The world is warming up because you and I contributed to it. The glaciers are melting at an alarming rate, because of our heedless behavior. Yet, while all this is happening, we are titillated by the notion of buying costly tickets for a ringside seat to the priceless events which are dooming the way we now live.
The Op Ed Page of today’s NY Times speaks to the above while describing how deep pocket groupies for seeing the melting of South America’s glaciers vie for the best seats to see the sights. One troubling feature of the description of how ticket holders shoved and pushed for the best seats was the corollary picture of a landscape filled with the detritus of citizens of the world who use plastic bags to bring home their groceries. The ever present plastic that will not erode and be assimilated by the earth for thousands of years litter the landscape that these few must pass by on their way to see the melting and disappearance of the glaciers.

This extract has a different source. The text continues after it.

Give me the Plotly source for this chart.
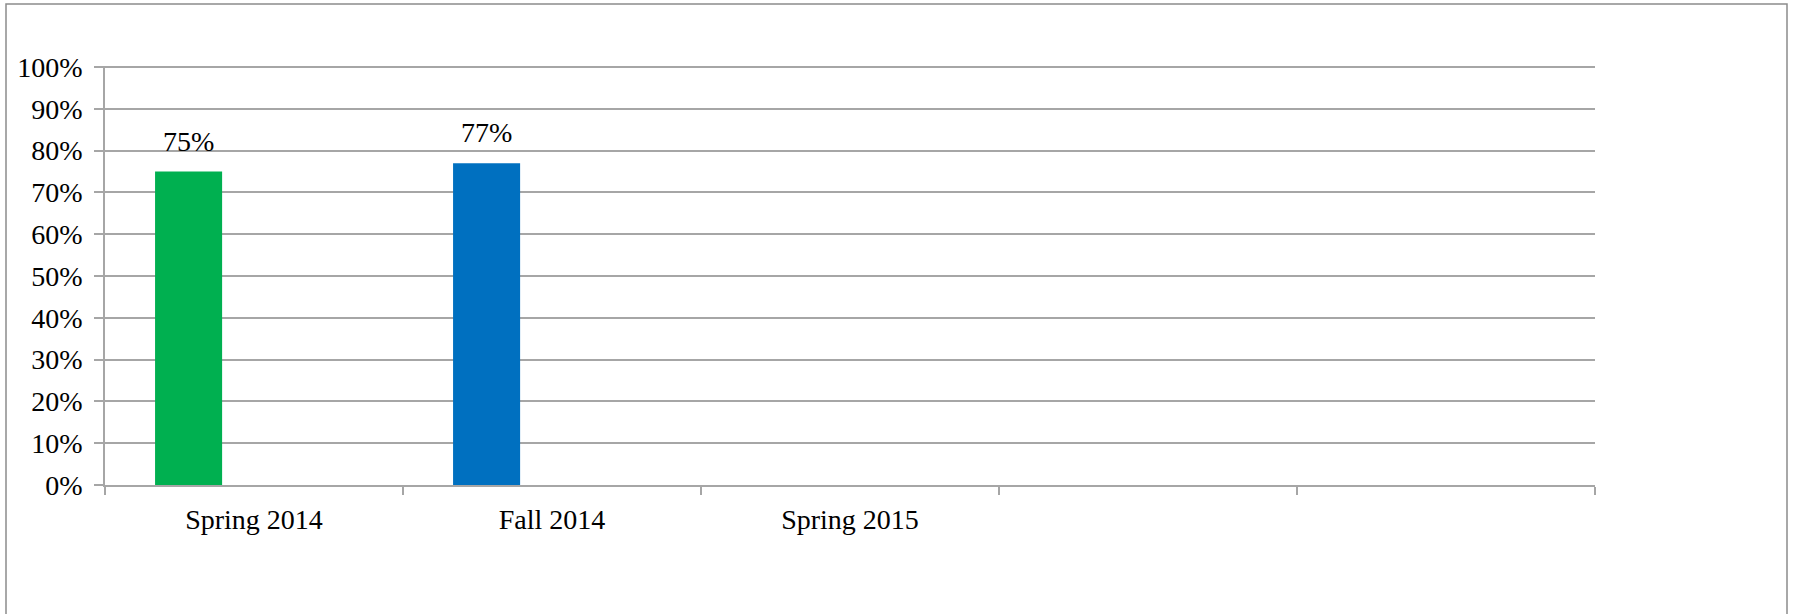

Values are a variable thing. I might value my silence while my neighbor cannot live without blasting meaningless music and sounds at all hours. I might work for peace while the war-mongers press on with plans to take over yet another country. Our candidates might savage one another one day and the next make nice. There seems to be a consistency in the inconsistent behavior of us humans.
All this speaks to the fact that we are different from one another and to find a middle ground and a likeness that will provide for accommodation between contending philosophies and populations are difficult and might never be accomplished. The newest phase of Ethnic Cleansing is going on right at this moment in Kenya. “Ethnic Cleansing” is just another word for nothing else to lose in the struggle for humans to keep their heads above the rising waters due to the melting down of glaciers thus adding to the rising waters that will drown out the coastlines of most countries.
I saw a couple of maps of what land will disappear beneath the waves as the waters rise. Say goodbye to Florida in at least one of them. This is perhaps decades away but it looks like the map-maker is iffy about how much of South Florida will slide beneath the waves in the probable future. In one of the maps the line where land slides under the sea is about at the place where North Dade is divided from Broward County. At least we are three floors above the new water level.
In any event, the future is sure to arrive one day and what will we be looking at that is what the sight-seers of today see in the melting of glaciers at the bottom of the world.